Chief of naval operations decries sexual assault epidemic
Even as he looks ahead to the Navy’s expanded role in global security, the chief of naval operations said the service has yet to make significant headway on one major concern.
At the National Press Club on Thursday, Adm. Jonathan Greenert said sexual assault within the Navy, and the military at large, continues unabated, and there has been little progress combating it.
“We’ve had sexual assault in the Navy for years, and we’ve just not recognized it,” he said. “The whole concept of a sailor attacking another sailor, these are people we call shipmates . . . It was just foreign to me.”
Greenert, who spoke as part of the Government Executive Military Leadership Series, said service members do not yet fully grasp the significance of the problem.
“This is occurring every day, one or two a day, in my Navy -- their Navy -- where one is assaulting another, sexually assaulting another,” he said. Though the Navy has established what Greenert called a “fairly decent” reporting process, he acknowledged the military has not gone far enough. “What isn’t changing to satisfy me are the numbers,” he said. “We are still having these events.
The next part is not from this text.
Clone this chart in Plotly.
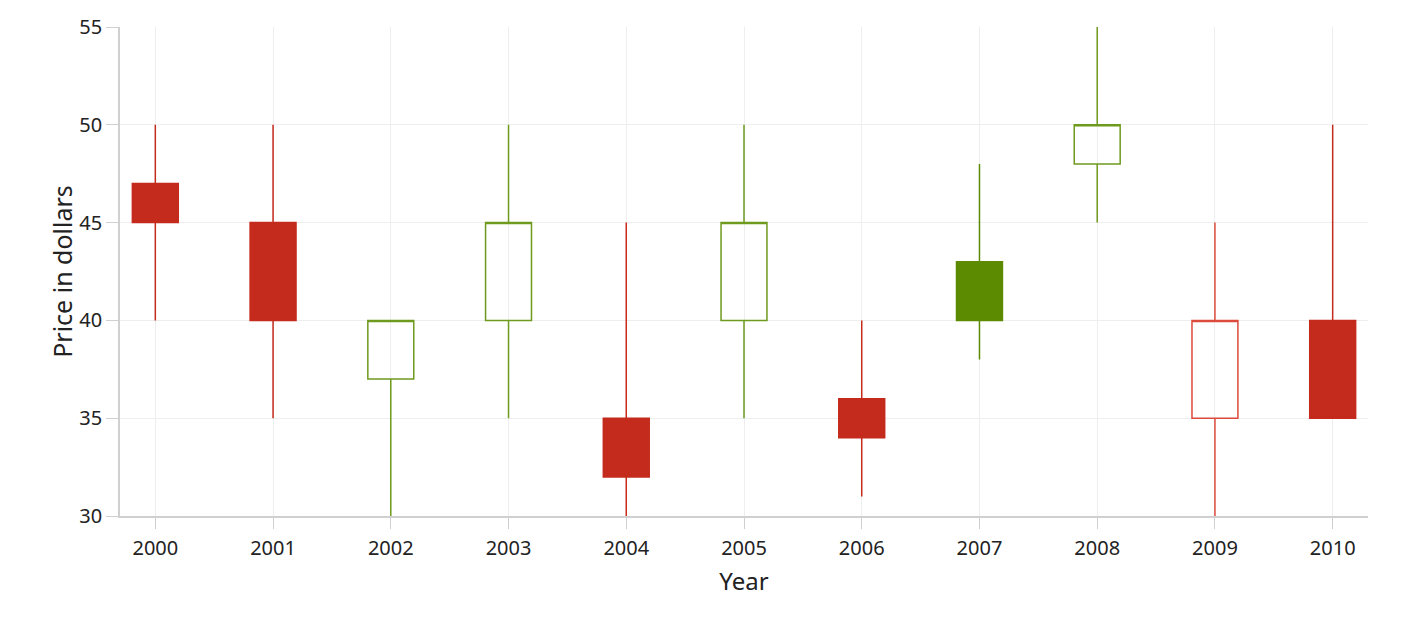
import plotly.graph_objects as go

years = [2000, 2001, 2002, 2003, 2004, 2005, 2006, 2007, 2008, 2009, 2010]
open_ = [47, 45, 37, 40, 35, 40, 36, 43, 48, 35, 40]
high = [50, 50, 40, 50, 45, 50, 40, 48, 55, 45, 50]
low = [40, 35, 30, 35, 30, 35, 31, 38, 45, 30, 35]
close = [45, 40, 40, 45, 32, 45, 34, 40, 50, 40, 35]

RED = "#C42B1C"
GREEN = "#5C8A00"
RED_EDGE = "#DC4A3C"
GREEN_EDGE = "#6E9A1E"

fig = go.Figure()
prev_close = None
for i, yr in enumerate(years):
    if prev_close is None:
        col = RED if close[i] < open_[i] else GREEN
    else:
        col = GREEN if close[i] >= prev_close else RED
    edge = RED_EDGE if col == RED else GREEN_EDGE
    hollow = close[i] > open_[i]
    style = dict(
        line=dict(color=edge if hollow else col, width=1.5),
        fillcolor="rgba(0,0,0,0)" if hollow else col,
    )
    fig.add_trace(go.Candlestick(
        x=[yr], open=[open_[i]], high=[high[i]], low=[low[i]], close=[close[i]],
        increasing=style, decreasing=style, whiskerwidth=0, showlegend=False,
    ))
    prev_close = close[i]

fig.update_layout(
    width=1411, height=618,
    margin=dict(l=112, r=51, t=19, b=110),
    paper_bgcolor="white", plot_bgcolor="white",
    font=dict(family="Noto Sans, Open Sans, sans-serif", color="#222222", size=20),
    boxgap=0.61, boxgroupgap=0,
    xaxis=dict(
        title=dict(text="Year", font=dict(size=24), standoff=13),
        range=[1999.7, 2010.3], tickmode="array", tickvals=years,
        ticktext=[str(y) for y in years],
        showgrid=True, gridcolor="#EEEEEE", gridwidth=1,
        showline=True, linecolor="#D0D0D0", linewidth=1.5,
        ticks="outside", ticklen=11, tickcolor="#D0D0D0", ticklabelstandoff=2,
        rangeslider=dict(visible=False), zeroline=False, automargin=False,
    ),
    yaxis=dict(
        title=dict(text="Price in dollars", font=dict(size=25), standoff=0),
        range=[30, 55], dtick=5, tick0=30,
        showgrid=True, gridcolor="#EEEEEE", gridwidth=1,
        showline=True, linecolor="#D0D0D0", linewidth=1.5,
        ticks="outside", ticklen=12, tickcolor="#D0D0D0", zeroline=False,
        automargin=False,
    ),
)

fig.write_html("out.html")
We’ve got to get to the left side of all this.”
The Defense Department currently is facing a lawsuit from eight women claiming to be sexual assault victims. Defense Secretary Leon Panetta and Joint Chiefs of Staff Chairman Gen. Martin Dempsey are going to Capitol Hill on Monday to discuss the growing concern with members of Congress, The Hill reported.
Defense has estimated that 19,000 sexual assaults occurred in the military in 2011, nearly six times as many as the number of reported assaults (3,191).
Greenert also discussed the Navy’s planned fleet expansion to prepare for perceived threats such as North Korea’s increased nuclear presence and the escalating tension surrounding the Strait of Hormuz.
He singled out 2020 as “the benchmark year for our current defense strategy.” By then, he said, the Navy expects to increase the number of active ships in the Asian Pacific region from 50 to 58, and ships in the Arabian Sea from 25 to 34. The Navy will focus more specifically on strengthening its presence in Singapore; Bahrain; and Rota, Spain.
On the personnel side, the Navy will be looking to increase its intellectual prowess by bulking up talent in shipbuilding design, financial management and systems integration -- the most important positions for holding services together, according to Greenert.
“That’s the mortar among the bricks,” he said.
This focus on innovation is the inspiration behind the Navy’s “speed to fleet” initiative, which Greenert explained allows the service to fast-track promising new lab innovations to develop for its fleet.
“You’ve got to be bold during these times,” he said. “You’ve got to be confident. Because the kids are looking to you to get us through this, and we’ll get through it.”
Correction: The U.S. Navy expects to increase ships in the Arabian Sea from 25 to 34 by 2020.